A ocasião jamais deve fazer o ladrão! Independentemente das pessoas conhecerem a Deus ou não, O reconhecerem ou não, acreditarem nEle ou não – todas são donas dos seus sentimentos, das suas reações, das suas decisões e por elas têm o ônus da responsabilidade.
Que Deus continue sendo misericordioso com o homem!
Pr. Élio Morais
Lindas palavras Elinho! Que Deus continue lhe dando sempre muita clareza e discernimento da sua vontade, pra que possamos ser edificados com palavras tão sábias!
Bjo. Te amo maninho!
Valeu, Helena!
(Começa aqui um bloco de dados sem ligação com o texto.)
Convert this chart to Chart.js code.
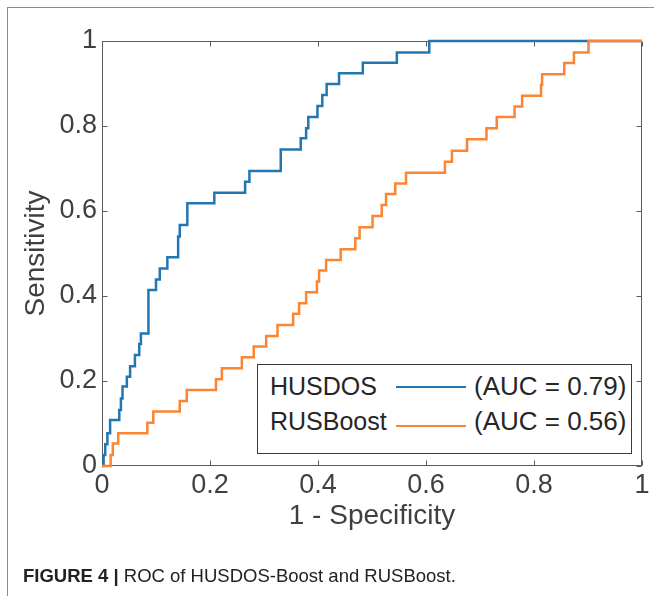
<!DOCTYPE html>
<html>
<head>
<meta charset="utf-8">
<script src="https://cdn.jsdelivr.net/npm/chart.js@4.4.1/dist/chart.umd.min.js"></script>
<style>
  body { margin: 0; background: #fff; }
  #wrap { position: relative; width: 654px; height: 596px; overflow: hidden; font-family: 'Liberation Sans', Arial, Helvetica, sans-serif; }
  #frame { position: absolute; left: 7px; top: 7px; right: 0; bottom: 0; border-left: 1px solid #8c8c8c; border-top: 1px solid #8c8c8c; }
  #rocChart { position: absolute; left: 0; top: 0; }
  #legend { position: absolute; left: 257px; top: 364px; width: 373px; height: 88px; border: 1px solid #3a3a3a; background: #fff; color: #262626; font-size: 25px; }
  #legend .name { position: absolute; left: 12px; }
  #legend .swatch { position: absolute; left: 138px; width: 70px; height: 0; border-top: 2.5px solid; }
  #legend .auc { position: absolute; left: 216px; font-size: 26px; }
  #caption { position: absolute; left: 23px; top: 565px; font-size: 18.5px; line-height: 22px; color: #222; }
  #caption b { font-weight: bold; }
</style>
</head>
<body>
<div id="wrap">
  <div id="frame"></div>
  <canvas id="rocChart" width="654" height="596"></canvas>
  <div id="legend"></div>
  <div id="caption"><b>FIGURE 4 |</b> ROC of HUSDOS-Boost and RUSBoost.</div>
</div>
<script>
// ROC corner points: go across to fpr, then up to tpr
const fprHUSDOS = [0, 0.003, 0.006, 0.010, 0.015, 0.032, 0.035, 0.038, 0.046, 0.052, 0.061, 0.069, 0.072, 0.086, 0.100, 0.107, 0.121, 0.141, 0.144, 0.158, 0.208, 0.265, 0.273, 0.331, 0.368, 0.378, 0.382, 0.399, 0.408, 0.416, 0.439, 0.483, 0.546, 0.606, 1];
const tprHUSDOS = [0, 0.026, 0.051, 0.077, 0.108, 0.132, 0.159, 0.187, 0.210, 0.235, 0.261, 0.287, 0.312, 0.414, 0.439, 0.465, 0.491, 0.540, 0.567, 0.618, 0.643, 0.669, 0.694, 0.745, 0.771, 0.795, 0.821, 0.847, 0.873, 0.899, 0.924, 0.949, 0.973, 1, 1];

const fprRUSBoost = [0, 0.016, 0.020, 0.030, 0.084, 0.095, 0.144, 0.157, 0.211, 0.222, 0.259, 0.281, 0.304, 0.325, 0.354, 0.365, 0.378, 0.398, 0.402, 0.415, 0.442, 0.469, 0.477, 0.501, 0.518, 0.526, 0.543, 0.563, 0.635, 0.648, 0.676, 0.712, 0.731, 0.764, 0.778, 0.813, 0.815, 0.856, 0.874, 0.901, 1];
const tprRUSBoost = [0, 0.026, 0.053, 0.077, 0.102, 0.128, 0.153, 0.179, 0.204, 0.230, 0.256, 0.281, 0.306, 0.332, 0.358, 0.383, 0.409, 0.434, 0.460, 0.485, 0.510, 0.536, 0.562, 0.588, 0.614, 0.640, 0.665, 0.690, 0.716, 0.742, 0.769, 0.795, 0.821, 0.846, 0.871, 0.897, 0.922, 0.948, 0.973, 1, 1];

const seriesNames = ['HUSDOS', 'RUSBoost'];
const aucLabels = ['(AUC = 0.79)', '(AUC = 0.56)'];
const seriesColors = ['#2277b3', '#fb8532'];

const tickValues = [0, 0.2, 0.4, 0.6, 0.8, 1];
const tickLabels = ['0', '0.2', '0.4', '0.6', '0.8', '1'];

const fontFamily = "'Liberation Sans', Arial, Helvetica, sans-serif";
const textColor = '#404040';

function toPoints(xs, ys) {
    return xs.map((x, i) => ({ x: x, y: ys[i] }));
}

// box around the plot with small inward ticks (MATLAB style)
const framePlugin = {
    id: 'frame',
    beforeDatasetsDraw(chart) {
        const { ctx, chartArea: a, scales } = chart;
        const L = Math.round(a.left) + 0.5, R = Math.round(a.right) - 0.5;
        const T = Math.round(a.top) + 0.5, B = Math.round(a.bottom) - 0.5;
        ctx.save();
        ctx.strokeStyle = '#5c5c5c';
        ctx.lineWidth = 1;
        ctx.strokeRect(L, T, R - L, B - T);
        ctx.beginPath();
        tickValues.forEach(v => {
            const px = Math.round(scales.x.getPixelForValue(v)) + 0.5;
            ctx.moveTo(px, B); ctx.lineTo(px, B - 5);
            ctx.moveTo(px, T); ctx.lineTo(px, T + 5);
            const py = Math.round(scales.y.getPixelForValue(v)) + 0.5;
            ctx.moveTo(L, py); ctx.lineTo(L + 5, py);
            ctx.moveTo(R, py); ctx.lineTo(R - 5, py);
        });
        ctx.stroke();
        ctx.restore();
    }
};

const ctx = document.getElementById('rocChart').getContext('2d');

new Chart(ctx, {
    type: 'scatter',
    data: {
        datasets: [{
            label: seriesNames[0],
            data: toPoints(fprHUSDOS, tprHUSDOS),
            borderColor: seriesColors[0],
            borderWidth: 2.5,
            showLine: true,
            stepped: 'before',
            pointRadius: 0,
            clip: false,
            order: 1
        }, {
            label: seriesNames[1],
            data: toPoints(fprRUSBoost, tprRUSBoost),
            borderColor: seriesColors[1],
            borderWidth: 2.5,
            showLine: true,
            stepped: 'before',
            pointRadius: 0,
            clip: false,
            order: 0
        }]
    },
    options: {
        responsive: false,
        animation: false,
        layout: {
            padding: { top: 41, right: 12, bottom: 60, left: 0 }
        },
        plugins: {
            legend: { display: false },
            tooltip: { enabled: false }
        },
        scales: {
            x: {
                type: 'linear',
                min: 0,
                max: 1,
                afterBuildTicks: (scale) => { scale.ticks = tickValues.map(v => ({ value: v })); },
                afterFit: (scale) => { scale.height = 70; },
                ticks: {
                    callback: (v) => tickLabels[tickValues.indexOf(v)],
                    autoSkip: false,
                    maxRotation: 0,
                    padding: 3,
                    color: textColor,
                    font: { family: fontFamily, size: 27 }
                },
                grid: { display: false, drawTicks: false },
                border: { display: false },
                title: {
                    display: true,
                    text: '1 - Specificity',
                    color: textColor,
                    font: { family: fontFamily, size: 28 },
                    padding: { top: 0, bottom: 3 }
                }
            },
            y: {
                type: 'linear',
                min: 0,
                max: 1,
                afterBuildTicks: (scale) => { scale.ticks = tickValues.map(v => ({ value: v })); },
                afterFit: (scale) => { scale.width = 102; },
                ticks: {
                    callback: (v) => tickLabels[tickValues.indexOf(v)],
                    autoSkip: false,
                    padding: 5,
                    color: textColor,
                    font: { family: fontFamily, size: 27 }
                },
                grid: { display: false, drawTicks: false },
                border: { display: false },
                title: {
                    display: true,
                    text: 'Sensitivity',
                    color: textColor,
                    font: { family: fontFamily, size: 28 },
                    padding: { top: 19, bottom: 0 }
                }
            }
        }
    },
    plugins: [framePlugin]
});

// legend box inside the axes, built from the series arrays
const legend = document.getElementById('legend');
const rowTops = [7, 42];
seriesNames.forEach((name, i) => {
    const top = rowTops[i];
    legend.insertAdjacentHTML('beforeend',
        '<span class="name" style="top:' + top + 'px">' + name + '</span>' +
        '<span class="swatch" style="top:' + (top + 14 + i * 4) + 'px;border-color:' + seriesColors[i] + '"></span>' +
        '<span class="auc" style="top:' + (top - 1) + 'px">' + aucLabels[i] + '</span>');
});
</script>
</body>
</html>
Vc é um estímulo pra mim!
Ai de nós se não fosse a misericórdia de Deus para conosco…
Fica difícil atribuir um culpado, se é que ele existe, por todo esse caos e barbáries que presenciamos naqueles dias atrás.
Como Defensora Pública, com certo tempo dedicado ao direito do consumidor, poderia relacionar esses comportamentos ao mal do nosso tempo: o consumo exacerbado.
Há um fomento diário pelo consumo, rotulam as pessoas pelos que elas têm, consomem ou “ostentam”.
As virtudes humanas parecem que sofrem um processo de especulação valorativa, quase que como ações numa bolsa de valores, ora têm altas, ora têm uma queda abissal.
E as carências das pessoas, que considero necessárias para constatar que não somos superiores a ninguém, cada vez mais perdem seu sentido e são supridas, momentaneamente, por coisas, e não mais por aquela busca do Divino.
Graças a Deus, ainda há muitas criaturas tementes a Ele, propagadoras de Suas obras e que servem de exemplo para outras criaturas mais carentes de fé.
Creio sempre, e muito, que o mundo será um lugar cada vez melhor, que ainda teremos pessoas para nos orgulhar e muitos corações serão transformados pelo exemplo dos bons.
Parabéns pela reflexão, Élio
Obrigada por nos fazer refletir!
Muito obrigado pelo excelente acréscimo, prezada Isabella. Suas pinceladas antropológicas e sociológicas contribuíram muito para minha visão teológica do assunto. Deus te abençoe e guarde!